Instruction.
Only the lines from the start of the data to the line containing "W, H = 1710, 682", both included, should be output, exactly and without pictures.

Dataset extract.
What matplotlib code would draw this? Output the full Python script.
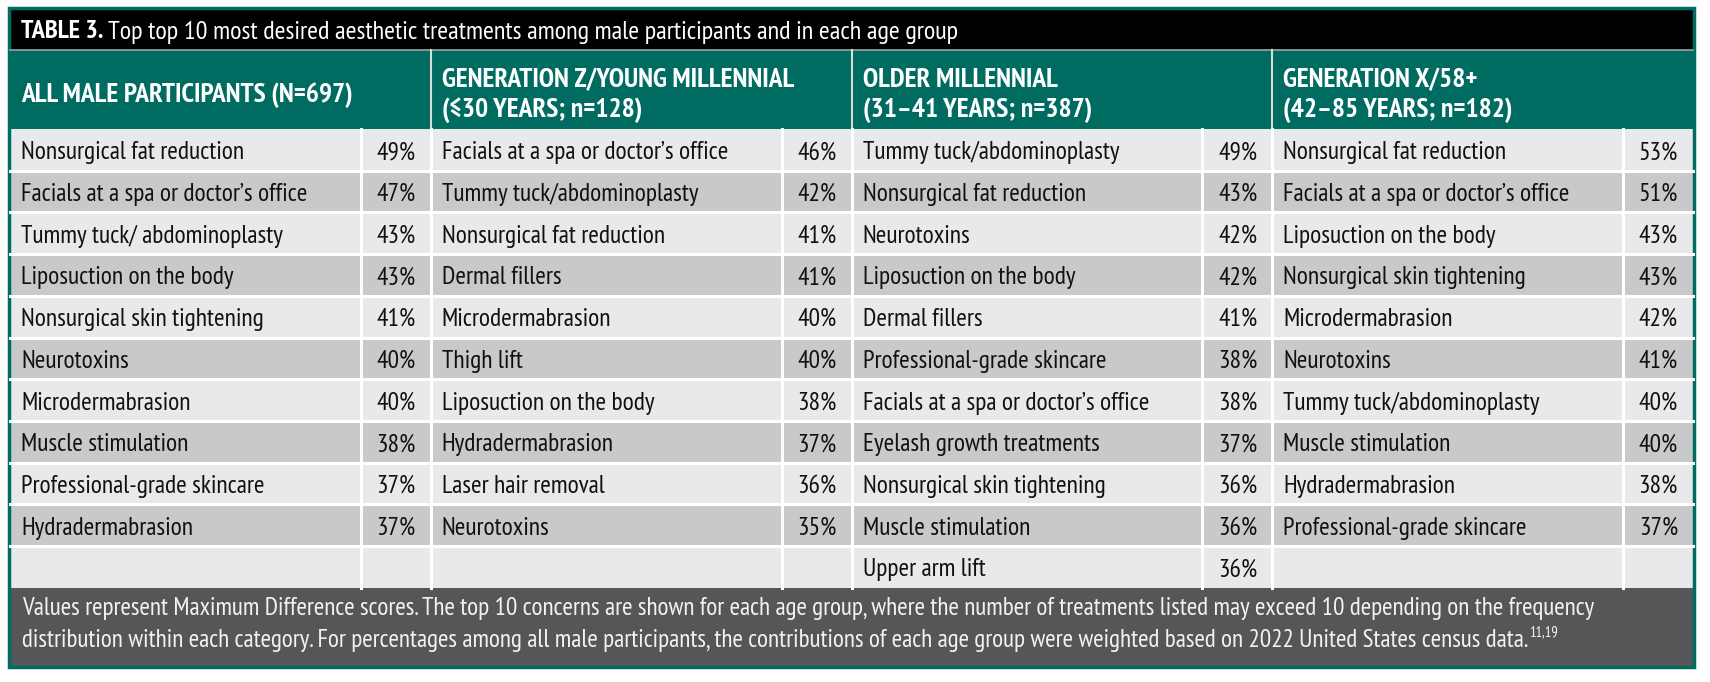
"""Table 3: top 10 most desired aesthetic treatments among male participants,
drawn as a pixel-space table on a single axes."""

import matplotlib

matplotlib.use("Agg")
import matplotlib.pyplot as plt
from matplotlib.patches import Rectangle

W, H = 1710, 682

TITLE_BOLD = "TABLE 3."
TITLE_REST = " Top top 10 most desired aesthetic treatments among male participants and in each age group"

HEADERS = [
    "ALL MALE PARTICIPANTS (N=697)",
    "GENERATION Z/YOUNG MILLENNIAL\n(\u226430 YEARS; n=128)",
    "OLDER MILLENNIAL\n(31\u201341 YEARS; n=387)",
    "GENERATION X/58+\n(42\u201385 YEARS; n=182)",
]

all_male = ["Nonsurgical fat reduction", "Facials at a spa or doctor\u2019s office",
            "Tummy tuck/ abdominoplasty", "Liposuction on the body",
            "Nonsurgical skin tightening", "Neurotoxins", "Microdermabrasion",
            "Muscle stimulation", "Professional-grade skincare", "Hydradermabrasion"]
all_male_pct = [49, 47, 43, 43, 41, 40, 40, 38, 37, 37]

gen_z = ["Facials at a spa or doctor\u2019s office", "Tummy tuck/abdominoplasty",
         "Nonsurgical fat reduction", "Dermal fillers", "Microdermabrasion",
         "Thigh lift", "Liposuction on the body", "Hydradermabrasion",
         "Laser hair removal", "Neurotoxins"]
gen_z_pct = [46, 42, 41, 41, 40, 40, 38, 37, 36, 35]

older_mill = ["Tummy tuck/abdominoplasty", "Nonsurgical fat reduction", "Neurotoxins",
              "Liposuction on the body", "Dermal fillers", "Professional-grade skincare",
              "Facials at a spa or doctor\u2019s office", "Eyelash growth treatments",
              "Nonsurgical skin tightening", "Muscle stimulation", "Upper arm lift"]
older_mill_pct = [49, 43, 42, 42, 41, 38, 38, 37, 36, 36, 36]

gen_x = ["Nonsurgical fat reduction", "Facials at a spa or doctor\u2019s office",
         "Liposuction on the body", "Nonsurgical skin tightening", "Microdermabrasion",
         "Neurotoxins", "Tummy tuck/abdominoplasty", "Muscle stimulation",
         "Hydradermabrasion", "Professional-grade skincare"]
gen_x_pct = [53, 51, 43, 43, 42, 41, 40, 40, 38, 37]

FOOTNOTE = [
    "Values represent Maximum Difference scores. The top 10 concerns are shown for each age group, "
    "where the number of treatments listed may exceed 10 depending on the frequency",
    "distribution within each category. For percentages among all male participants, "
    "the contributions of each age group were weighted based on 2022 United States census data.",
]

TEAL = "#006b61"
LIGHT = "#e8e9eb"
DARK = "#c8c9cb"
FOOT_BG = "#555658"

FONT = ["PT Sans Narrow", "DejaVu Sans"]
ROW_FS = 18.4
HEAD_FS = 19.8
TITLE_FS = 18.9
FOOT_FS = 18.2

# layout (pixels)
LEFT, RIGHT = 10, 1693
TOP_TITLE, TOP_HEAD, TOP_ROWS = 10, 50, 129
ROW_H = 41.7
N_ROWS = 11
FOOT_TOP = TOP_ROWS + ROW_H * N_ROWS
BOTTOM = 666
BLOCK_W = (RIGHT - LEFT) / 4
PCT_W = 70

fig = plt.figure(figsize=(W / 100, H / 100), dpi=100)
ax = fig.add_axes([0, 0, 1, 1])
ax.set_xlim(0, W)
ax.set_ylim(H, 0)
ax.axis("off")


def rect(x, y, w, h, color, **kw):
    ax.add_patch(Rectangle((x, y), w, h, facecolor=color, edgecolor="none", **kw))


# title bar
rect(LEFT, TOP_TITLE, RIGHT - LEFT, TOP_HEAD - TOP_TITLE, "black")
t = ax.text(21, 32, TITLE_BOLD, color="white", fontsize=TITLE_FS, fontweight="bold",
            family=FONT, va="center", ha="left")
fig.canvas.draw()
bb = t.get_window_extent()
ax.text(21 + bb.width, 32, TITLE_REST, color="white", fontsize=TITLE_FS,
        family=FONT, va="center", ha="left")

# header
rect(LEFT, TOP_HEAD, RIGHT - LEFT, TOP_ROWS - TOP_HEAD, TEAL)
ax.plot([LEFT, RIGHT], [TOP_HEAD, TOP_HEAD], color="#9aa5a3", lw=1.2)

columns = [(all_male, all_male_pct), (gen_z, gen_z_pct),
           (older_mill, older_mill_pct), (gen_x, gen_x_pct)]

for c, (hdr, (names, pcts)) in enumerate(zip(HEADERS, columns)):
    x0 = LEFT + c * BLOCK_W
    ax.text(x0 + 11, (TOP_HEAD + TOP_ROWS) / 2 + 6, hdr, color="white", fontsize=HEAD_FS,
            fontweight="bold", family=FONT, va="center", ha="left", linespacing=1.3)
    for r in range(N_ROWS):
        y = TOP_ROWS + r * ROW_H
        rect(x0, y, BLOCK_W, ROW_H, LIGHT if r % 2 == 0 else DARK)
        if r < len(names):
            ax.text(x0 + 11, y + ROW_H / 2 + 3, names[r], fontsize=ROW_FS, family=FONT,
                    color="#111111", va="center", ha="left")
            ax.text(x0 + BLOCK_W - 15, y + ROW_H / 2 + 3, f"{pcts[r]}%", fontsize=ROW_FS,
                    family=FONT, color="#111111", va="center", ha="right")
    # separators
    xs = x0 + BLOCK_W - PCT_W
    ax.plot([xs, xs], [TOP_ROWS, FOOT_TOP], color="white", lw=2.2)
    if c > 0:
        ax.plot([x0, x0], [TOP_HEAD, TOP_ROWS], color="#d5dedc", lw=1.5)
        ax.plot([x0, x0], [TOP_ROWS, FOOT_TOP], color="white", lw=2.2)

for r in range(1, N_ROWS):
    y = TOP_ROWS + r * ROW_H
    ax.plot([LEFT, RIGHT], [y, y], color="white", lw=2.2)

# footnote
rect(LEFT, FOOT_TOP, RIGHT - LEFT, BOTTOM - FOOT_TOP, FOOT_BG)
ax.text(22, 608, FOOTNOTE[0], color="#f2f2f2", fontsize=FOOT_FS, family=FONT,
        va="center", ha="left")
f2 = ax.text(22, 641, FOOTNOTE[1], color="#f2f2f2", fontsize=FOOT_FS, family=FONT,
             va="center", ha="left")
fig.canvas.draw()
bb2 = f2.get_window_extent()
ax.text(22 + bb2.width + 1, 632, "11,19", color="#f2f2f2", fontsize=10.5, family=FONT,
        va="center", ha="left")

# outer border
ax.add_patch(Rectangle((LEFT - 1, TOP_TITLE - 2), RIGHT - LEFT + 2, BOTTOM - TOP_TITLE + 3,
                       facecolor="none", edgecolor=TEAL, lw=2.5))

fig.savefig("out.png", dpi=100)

Response to the task.
What matplotlib code would draw this? Output the full Python script.
"""Table 3: top 10 most desired aesthetic treatments among male participants,
drawn as a pixel-space table on a single axes."""

import matplotlib

matplotlib.use("Agg")
import matplotlib.pyplot as plt
from matplotlib.patches import Rectangle

W, H = 1710, 682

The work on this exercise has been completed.